The meta data in search can quite easily be used to give an emotional snapshot of a group of users. It can be used in a basic sense to draw word clouds and highlight attention to regional trends or, in advanced cases, it allows you to closely monitor your competition. I could ramble forever...

Harvesting Emails

The ability to harvest emails is one of the less redeeming 'features' of the search API - but it's not the fault of Twitter - it's simply users that don't know any better.

I created a Twitter bot that would tweet random people that posted their email address. It is, in itself, very spammy... so I gave up on the experiement. The tweet included a link to a page with all sorts of information I was able to automatically extract from their profile or tweet (including interest based keywords etc).

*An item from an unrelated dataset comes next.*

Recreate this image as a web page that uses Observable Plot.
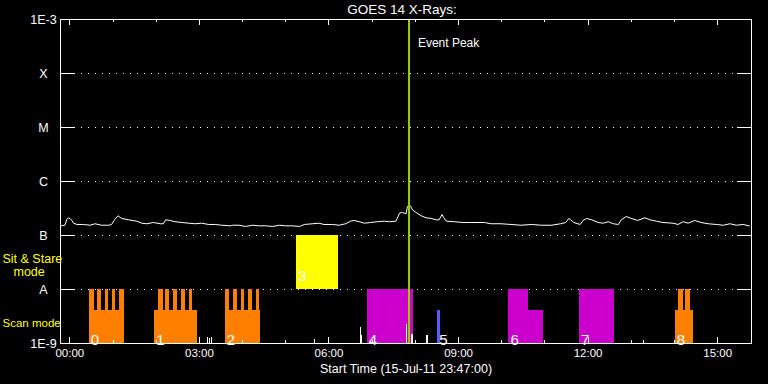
<!DOCTYPE html>
<html><head><meta charset="utf-8">
<script src="https://cdn.jsdelivr.net/npm/d3@7"></script>
<script src="https://cdn.jsdelivr.net/npm/@observablehq/plot@0.6"></script>
<style>
html,body{margin:0;padding:0;background:#000;}
#chart svg{display:block}
</style></head><body><div id="chart"></div>
<script>
// ---------- data ----------
const title = "GOES 14 X-Rays:";
const xLabel = "Start Time (15-Jul-11 23:47:00)";
const startTime = "23:47", endTime = "15:47";
const levelValues = [1e-9, 1e-8, 1e-7, 1e-6, 1e-5, 1e-4, 1e-3];
const levelLabels = ["1E-9", "A", "B", "C", "M", "X", "1E-3"];
const classLevels = [1e-8, 1e-7, 1e-6, 1e-5, 1e-4];
const hourTicks = ["00:00","01:00","02:00","03:00","04:00","05:00","06:00","07:00",
                   "08:00","09:00","10:00","11:00","12:00","13:00","14:00","15:00"];
const labeledTicks = ["00:00","03:00","06:00","09:00","12:00","15:00"];

// GOES 14 long channel (flux in units of 1e-7 W/m^2)
const goesTime = [
 "23:48","23:53","23:56","23:58","00:01","00:03","00:05","00:10","00:19","00:28",
 "00:35","00:44","00:54","00:58","01:02","01:07","01:12","01:22","01:33","01:40",
 "01:47","01:56","02:06","02:10","02:13","02:19","02:26","02:36","02:45","02:54",
 "03:03","03:13","03:22","03:31","03:43","03:46","03:55","04:04","04:14","04:23",
 "04:32","04:42","04:51","05:00","05:09","05:19","05:26","05:37","05:46","05:53",
 "06:05","06:14","06:23","06:30","06:35","06:42","06:49","06:58","07:07","07:17",
 "07:24","07:33","07:38","07:42","07:47","07:49","07:53","07:56","08:01","08:08",
 "08:15","08:22","08:29","08:33","08:37","08:39","08:43","08:54","09:06","09:17",
 "09:36","09:45","09:59","10:13","10:27","10:41","10:55","11:09","11:22","11:29",
 "11:33","11:36","11:40","11:49","11:53","11:58","12:05","12:14","12:21","12:28",
 "12:35","12:42","12:46","12:53","13:00","13:09","13:19","13:26","13:35","13:44",
 "13:58","14:05","14:12","14:19","14:28","14:37","14:47","14:58","15:08","15:17",
 "15:26","15:35","15:44"];
const goesFlux = [
 1.51,1.55,2.00,2.13,2.00,1.90,1.69,1.60,1.60,1.55,
 1.65,1.55,1.55,1.60,1.95,2.32,2.07,1.95,1.84,1.69,
 1.65,1.74,1.65,1.65,1.95,1.90,1.80,1.74,1.69,1.65,
 1.69,1.60,1.60,1.55,1.51,1.55,1.55,1.47,1.55,1.51,
 1.51,1.47,1.55,1.51,1.51,1.47,1.60,1.65,1.69,1.60,
 1.60,1.55,1.65,1.84,1.90,1.80,1.69,1.74,1.80,1.84,
 1.80,1.84,2.59,2.67,2.52,3.44,3.55,2.99,2.67,2.32,
 2.13,2.07,1.95,1.95,2.45,2.18,1.84,1.80,1.74,1.74,
 1.74,1.65,1.65,1.60,1.55,1.60,1.55,1.55,1.65,1.74,
 2.07,1.95,1.74,1.60,1.90,2.07,1.95,1.74,1.69,1.80,
 1.65,1.60,1.95,2.25,2.07,1.90,2.13,1.95,1.84,1.74,
 1.69,1.60,1.80,1.69,1.90,1.74,1.65,1.60,1.55,1.65,
 1.55,1.60,1.51];

// observations
const obsLabel = ["0","1","2","3","4","5","6","7","8"];
const obsType  = ["scan","scan","scan","stare","other","cal","other","other","scan"];
const obsStart = ["00:27","01:58","03:36","05:15","06:53","08:31","10:10","11:48","14:01"];
const obsEnd   = ["01:16","02:57","04:25","06:13","07:57","08:35","10:58","12:37","14:26"];

// observation segments (rasters): obs index, start, end, level
const segObs   = [0,0,0,0,0,0, 1,1,1,1,1,1, 2,2,2,2,2,2, 3, 4, 5, 6,6, 7, 8,8,8];
const segStart = ["00:27","00:27","00:38","00:49","00:59","01:09",
                  "01:58","02:03","02:13","02:24","02:35","02:46",
                  "03:36","03:36","03:47","03:58","04:08","04:19",
                  "05:15","06:53","08:31","10:10","10:37","11:48",
                  "14:01","14:05","14:15"];
const segEnd   = ["01:16","00:34","00:44","00:54","01:04","01:16",
                  "02:57","02:10","02:19","02:30","02:41","02:51",
                  "04:25","03:42","03:53","04:03","04:14","04:24",
                  "06:13","07:57","08:35","10:37","10:58","12:37",
                  "14:26","14:12","14:22"];
const segLevel = ["half","full","full","full","full","full",
                  "half","full","full","full","full","full",
                  "half","full","full","full","full","full",
                  "stare","full","half","full","half","full",
                  "half","full","full"];
const levelRange = {full: [1e-9, 1e-8], half: [1e-9, 4.1e-9], stare: [1e-8, 1e-7]};
const typeColor = {scan: "#ff8000", stare: "#ffff00", other: "#cc00cc", cal: "#5a5aff"};

// small white spikes at the bottom
const spikeTime = ["03:11","03:14","03:17","05:40","06:44","06:45","07:48","07:55","07:56","08:15","08:17","13:17"];
const spikeFlux = [1.3e-9,1.25e-9,1.3e-9,1.2e-9,2.0e-9,1.4e-9,2.25e-9,1.47e-9,1.47e-9,1.4e-9,1.4e-9,1.15e-9];

const eventPeakTime = "07:51";
const eventPeakLabel = "Event Peak";

// ---------- build ----------
const T = s => { const [h, m] = s.split(":").map(Number); return new Date(Date.UTC(2011, 6, h >= 20 ? 15 : 16, h, m)); };
const goes = goesTime.map((t, i) => ({t: T(t), f: goesFlux[i] * 1e-7}));
const segs = segObs.map((o, i) => ({t1: T(segStart[i]), t2: T(segEnd[i]), lv: levelRange[segLevel[i]], type: obsType[o]}));
const obs = obsLabel.map((l, i) => ({label: l, t: T(obsStart[i]), type: obsType[i]}));
const spikes = spikeTime.map((t, i) => ({t: T(t), f: spikeFlux[i]}));

const W = 768, H = 384, mL = 60, mR = 17, mT = 19, mB = 41;
const fw = W - mL - mR, fh = H - mT - mB;
const FONT = '"Liberation Sans", Arial, sans-serif';
const minorTicks = hourTicks.filter(h => !labeledTicks.includes(h));

const chart = Plot.plot({
  width: W, height: H,
  marginLeft: mL, marginRight: mR, marginTop: mT, marginBottom: mB,
  style: {background: "black", color: "white", fontFamily: FONT, fontSize: "12px", overflow: "visible"},
  x: {type: "utc", domain: [T(startTime), T(endTime)]},
  y: {type: "log", domain: [1e-9, 1e-3]},
  marks: [
    // dotted class gridlines
    Plot.ruleY(classLevels, {stroke: "white", insetLeft: 14, insetRight: 14, strokeDasharray: "1,6", shapeRendering: "crispEdges"}),
    // class ticks left and right
    Plot.ruleY(classLevels, {stroke: "white", insetRight: fw - 14, shapeRendering: "crispEdges"}),
    Plot.ruleY(classLevels, {stroke: "white", insetLeft: fw - 14, shapeRendering: "crispEdges"}),
    // observation bars
    Plot.rect(segs, {x1: "t1", x2: "t2", y1: d => d.lv[0], y2: d => d.lv[1], fill: d => typeColor[d.type], shapeRendering: "crispEdges"}),
    // spikes
    Plot.ruleX(spikes, {x: "t", y1: 1e-9, y2: "f", stroke: "white", shapeRendering: "crispEdges"}),
    // GOES curve
    Plot.line(goes, {x: "t", y: "f", stroke: "white", strokeWidth: 1}),
    // event peak
    Plot.ruleX([eventPeakTime], {x: T, stroke: "#99cc00", strokeWidth: 2, shapeRendering: "crispEdges"}),
    Plot.text([eventPeakLabel], {x: () => T(eventPeakTime), frameAnchor: "top", dy: 24, dx: 9, textAnchor: "start", lineAnchor: "middle", text: d => d, fill: "white", fontSize: 12}),
    // frame
    Plot.frame({stroke: "white", shapeRendering: "crispEdges"}),
    // x ticks (bottom, top)
    Plot.ruleX(labeledTicks, {x: T, stroke: "white", insetTop: fh - 6, shapeRendering: "crispEdges"}),
    Plot.ruleX(minorTicks, {x: T, stroke: "white", insetTop: fh - 3, shapeRendering: "crispEdges"}),
    Plot.ruleX(labeledTicks, {x: T, stroke: "white", insetBottom: fh - 6, shapeRendering: "crispEdges"}),
    Plot.ruleX(minorTicks, {x: T, stroke: "white", insetBottom: fh - 3, shapeRendering: "crispEdges"}),
    // axes
    Plot.axisX(labeledTicks.map(T), {tickSize: 0, tickPadding: 5, tickFormat: d3.utcFormat("%H:%M"), fontSize: 11.5, label: null}),
    Plot.axisY(levelValues, {tickSize: 0, tickPadding: 17, textAnchor: "middle", tickFormat: d => levelLabels[levelValues.indexOf(d)], fontSize: 12.5, label: null}),
    // observation numbers
    Plot.text(obs, {x: "t", y: 1e-9, text: "label", textAnchor: "start", lineAnchor: "bottom", dx: 1.5, dy: 1, fill: "white", fontSize: 15,
      filter: d => d.type !== "stare"}),
    Plot.text(obs, {x: "t", y: 1e-8, text: "label", textAnchor: "start", lineAnchor: "bottom", dx: 1.5, dy: -9, fill: "white", fontSize: 15,
      filter: d => d.type === "stare"}),
    // mode labels
    Plot.text(["Sit & Stare"], {frameAnchor: "left", y: Math.pow(10, -7.5), dx: -58, dy: -4, textAnchor: "start", lineAnchor: "middle", text: d => d, fill: "#ffff00", fontSize: 12.5}),
    Plot.text(["mode"], {frameAnchor: "left", y: Math.pow(10, -7.5), dx: -47, dy: 9, textAnchor: "start", lineAnchor: "middle", text: d => d, fill: "#ffff00", fontSize: 12.5}),
    Plot.text(["Scan mode"], {frameAnchor: "left", y: Math.pow(10, -8.5), dx: -58, dy: 7, textAnchor: "start", lineAnchor: "middle", text: d => d, fill: "#ffff00", fontSize: 11.5}),
    // title and x label
    Plot.text([title], {frameAnchor: "top", dy: -10, dx: -4, lineAnchor: "middle", text: d => d, fill: "white", fontSize: 13.5}),
    Plot.text([xLabel], {frameAnchor: "bottom", dy: 25, lineAnchor: "middle", text: d => d, fill: "white", fontSize: 12.5})
  ]
});
document.getElementById("chart").appendChild(chart);
</script></body></html>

How would you respond to an email that said:

Hi YourName, I just saw your post on Twitter and thought that you might also be interested in this http://tinyurl.com/internoetics. I hope you don't mind me emailing you directly (I got your email from one of your earlier posts). Regards, Marty @Internoetics.

The link would send you to a dodgy page with nefarious intent.

Again, if you must make your email public, do so via an unreadable form with a pattern that is difficult to emulate, such as something {at} something [dot] com. Never post your email in full.